======== INFORMATION SUPPLIED ========
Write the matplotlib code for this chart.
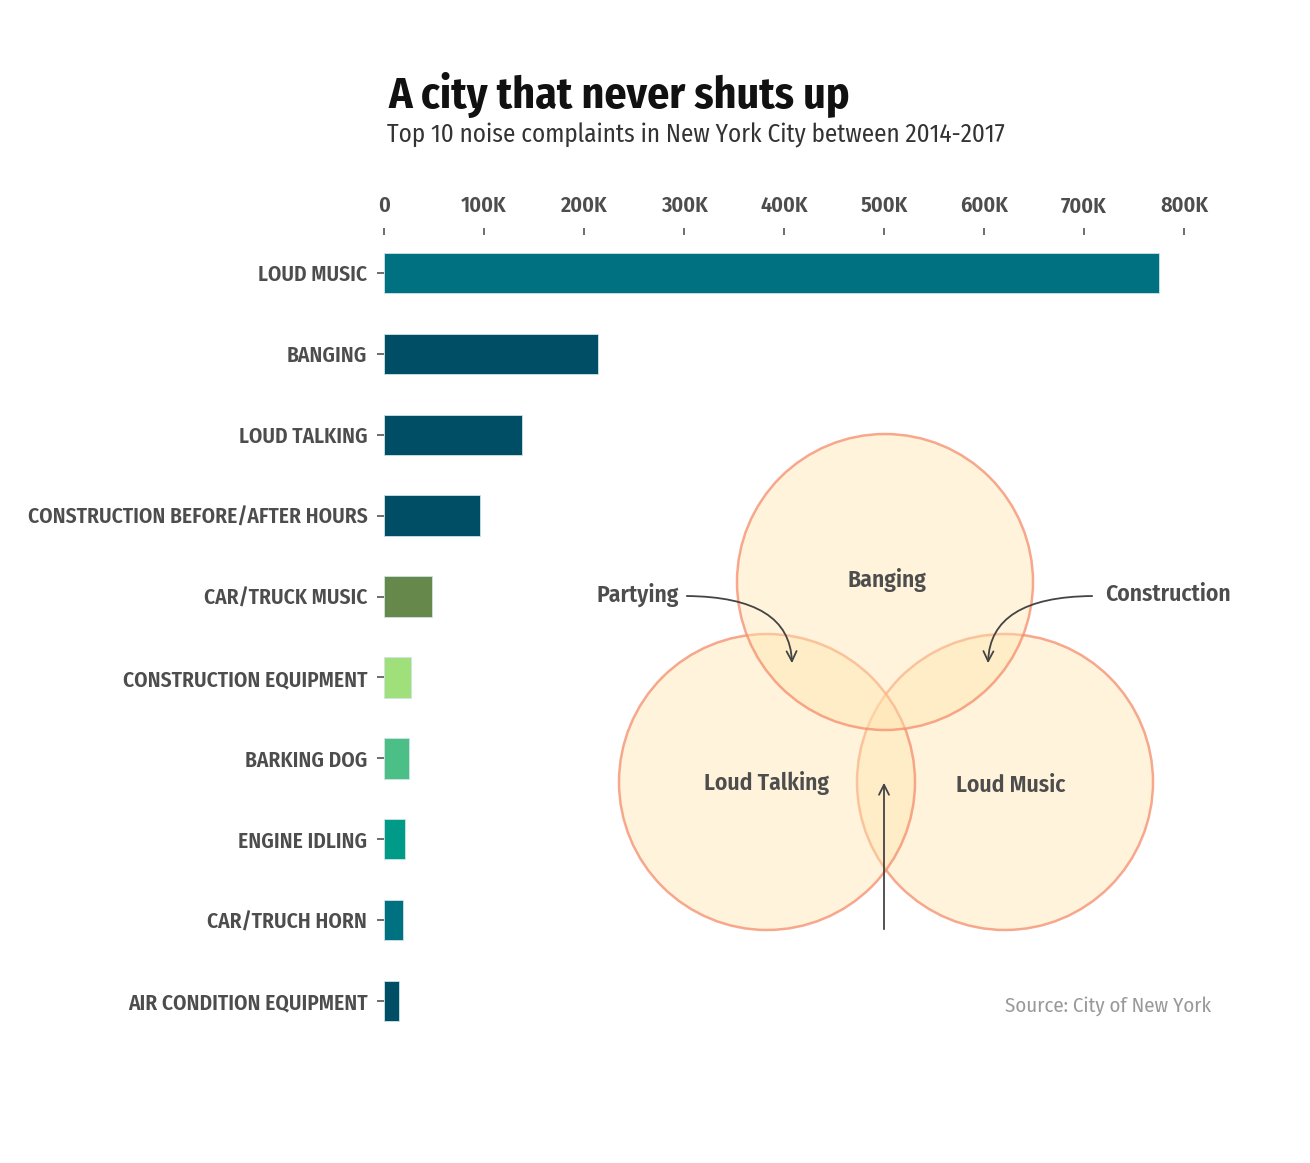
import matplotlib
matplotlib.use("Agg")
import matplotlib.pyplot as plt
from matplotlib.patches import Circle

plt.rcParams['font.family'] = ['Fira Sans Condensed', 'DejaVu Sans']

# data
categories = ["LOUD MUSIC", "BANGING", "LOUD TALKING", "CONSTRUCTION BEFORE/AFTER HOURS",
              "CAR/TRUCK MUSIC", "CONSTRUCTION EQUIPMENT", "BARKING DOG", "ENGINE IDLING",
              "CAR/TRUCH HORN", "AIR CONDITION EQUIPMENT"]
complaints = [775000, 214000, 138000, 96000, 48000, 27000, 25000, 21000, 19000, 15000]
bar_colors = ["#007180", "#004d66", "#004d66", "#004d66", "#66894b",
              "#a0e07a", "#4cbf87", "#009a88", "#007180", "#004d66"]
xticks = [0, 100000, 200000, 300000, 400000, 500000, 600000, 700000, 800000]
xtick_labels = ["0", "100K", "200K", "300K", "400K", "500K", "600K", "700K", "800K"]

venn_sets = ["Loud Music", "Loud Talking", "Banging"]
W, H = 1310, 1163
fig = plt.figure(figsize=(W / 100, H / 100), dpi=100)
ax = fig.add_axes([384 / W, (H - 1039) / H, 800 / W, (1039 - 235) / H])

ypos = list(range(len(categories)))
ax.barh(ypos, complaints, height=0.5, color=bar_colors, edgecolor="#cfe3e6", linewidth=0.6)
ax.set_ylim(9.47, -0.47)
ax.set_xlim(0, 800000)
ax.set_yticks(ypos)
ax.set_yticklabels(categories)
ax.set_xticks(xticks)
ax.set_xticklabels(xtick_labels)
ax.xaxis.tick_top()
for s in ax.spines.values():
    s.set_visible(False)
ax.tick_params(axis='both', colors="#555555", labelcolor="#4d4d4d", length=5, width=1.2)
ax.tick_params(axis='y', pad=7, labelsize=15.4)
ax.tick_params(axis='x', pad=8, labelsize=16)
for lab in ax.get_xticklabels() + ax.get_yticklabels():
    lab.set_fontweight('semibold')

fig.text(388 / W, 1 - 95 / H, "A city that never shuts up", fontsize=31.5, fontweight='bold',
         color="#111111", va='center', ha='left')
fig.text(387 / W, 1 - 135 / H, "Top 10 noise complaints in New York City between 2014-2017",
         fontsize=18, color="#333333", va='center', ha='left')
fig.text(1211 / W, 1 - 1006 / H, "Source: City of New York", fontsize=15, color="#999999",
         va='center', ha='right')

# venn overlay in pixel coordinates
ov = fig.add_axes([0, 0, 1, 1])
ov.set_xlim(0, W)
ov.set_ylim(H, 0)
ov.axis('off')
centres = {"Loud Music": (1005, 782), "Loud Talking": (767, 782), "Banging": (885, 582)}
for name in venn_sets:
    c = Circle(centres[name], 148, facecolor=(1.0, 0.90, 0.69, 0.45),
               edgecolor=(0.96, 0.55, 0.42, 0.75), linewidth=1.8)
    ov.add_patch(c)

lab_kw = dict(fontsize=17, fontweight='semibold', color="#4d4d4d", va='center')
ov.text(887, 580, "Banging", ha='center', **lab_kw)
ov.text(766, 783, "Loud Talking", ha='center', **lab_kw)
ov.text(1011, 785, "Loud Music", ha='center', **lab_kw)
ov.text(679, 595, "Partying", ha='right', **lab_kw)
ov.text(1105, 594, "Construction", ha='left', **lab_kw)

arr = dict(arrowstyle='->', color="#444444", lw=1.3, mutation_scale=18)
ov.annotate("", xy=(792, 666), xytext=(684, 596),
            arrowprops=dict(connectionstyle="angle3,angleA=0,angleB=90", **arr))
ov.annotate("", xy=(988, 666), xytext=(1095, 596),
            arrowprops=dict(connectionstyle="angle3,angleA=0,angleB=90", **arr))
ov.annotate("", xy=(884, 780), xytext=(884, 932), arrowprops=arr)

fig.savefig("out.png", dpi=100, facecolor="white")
========
- **SET EXERCISE**
Set down the complete material exactly, but do not include the images.

- **IN RESPONSE**
Write the matplotlib code for this chart.
import matplotlib
matplotlib.use("Agg")
import matplotlib.pyplot as plt
from matplotlib.patches import Circle

plt.rcParams['font.family'] = ['Fira Sans Condensed', 'DejaVu Sans']

# data
categories = ["LOUD MUSIC", "BANGING", "LOUD TALKING", "CONSTRUCTION BEFORE/AFTER HOURS",
              "CAR/TRUCK MUSIC", "CONSTRUCTION EQUIPMENT", "BARKING DOG", "ENGINE IDLING",
              "CAR/TRUCH HORN", "AIR CONDITION EQUIPMENT"]
complaints = [775000, 214000, 138000, 96000, 48000, 27000, 25000, 21000, 19000, 15000]
bar_colors = ["#007180", "#004d66", "#004d66", "#004d66", "#66894b",
              "#a0e07a", "#4cbf87", "#009a88", "#007180", "#004d66"]
xticks = [0, 100000, 200000, 300000, 400000, 500000, 600000, 700000, 800000]
xtick_labels = ["0", "100K", "200K", "300K", "400K", "500K", "600K", "700K", "800K"]

venn_sets = ["Loud Music", "Loud Talking", "Banging"]
W, H = 1310, 1163
fig = plt.figure(figsize=(W / 100, H / 100), dpi=100)
ax = fig.add_axes([384 / W, (H - 1039) / H, 800 / W, (1039 - 235) / H])

ypos = list(range(len(categories)))
ax.barh(ypos, complaints, height=0.5, color=bar_colors, edgecolor="#cfe3e6", linewidth=0.6)
ax.set_ylim(9.47, -0.47)
ax.set_xlim(0, 800000)
ax.set_yticks(ypos)
ax.set_yticklabels(categories)
ax.set_xticks(xticks)
ax.set_xticklabels(xtick_labels)
ax.xaxis.tick_top()
for s in ax.spines.values():
    s.set_visible(False)
ax.tick_params(axis='both', colors="#555555", labelcolor="#4d4d4d", length=5, width=1.2)
ax.tick_params(axis='y', pad=7, labelsize=15.4)
ax.tick_params(axis='x', pad=8, labelsize=16)
for lab in ax.get_xticklabels() + ax.get_yticklabels():
    lab.set_fontweight('semibold')

fig.text(388 / W, 1 - 95 / H, "A city that never shuts up", fontsize=31.5, fontweight='bold',
         color="#111111", va='center', ha='left')
fig.text(387 / W, 1 - 135 / H, "Top 10 noise complaints in New York City between 2014-2017",
         fontsize=18, color="#333333", va='center', ha='left')
fig.text(1211 / W, 1 - 1006 / H, "Source: City of New York", fontsize=15, color="#999999",
         va='center', ha='right')

# venn overlay in pixel coordinates
ov = fig.add_axes([0, 0, 1, 1])
ov.set_xlim(0, W)
ov.set_ylim(H, 0)
ov.axis('off')
centres = {"Loud Music": (1005, 782), "Loud Talking": (767, 782), "Banging": (885, 582)}
for name in venn_sets:
    c = Circle(centres[name], 148, facecolor=(1.0, 0.90, 0.69, 0.45),
               edgecolor=(0.96, 0.55, 0.42, 0.75), linewidth=1.8)
    ov.add_patch(c)

lab_kw = dict(fontsize=17, fontweight='semibold', color="#4d4d4d", va='center')
ov.text(887, 580, "Banging", ha='center', **lab_kw)
ov.text(766, 783, "Loud Talking", ha='center', **lab_kw)
ov.text(1011, 785, "Loud Music", ha='center', **lab_kw)
ov.text(679, 595, "Partying", ha='right', **lab_kw)
ov.text(1105, 594, "Construction", ha='left', **lab_kw)

arr = dict(arrowstyle='->', color="#444444", lw=1.3, mutation_scale=18)
ov.annotate("", xy=(792, 666), xytext=(684, 596),
            arrowprops=dict(connectionstyle="angle3,angleA=0,angleB=90", **arr))
ov.annotate("", xy=(988, 666), xytext=(1095, 596),
            arrowprops=dict(connectionstyle="angle3,angleA=0,angleB=90", **arr))
ov.annotate("", xy=(884, 780), xytext=(884, 932), arrowprops=arr)

fig.savefig("out.png", dpi=100, facecolor="white")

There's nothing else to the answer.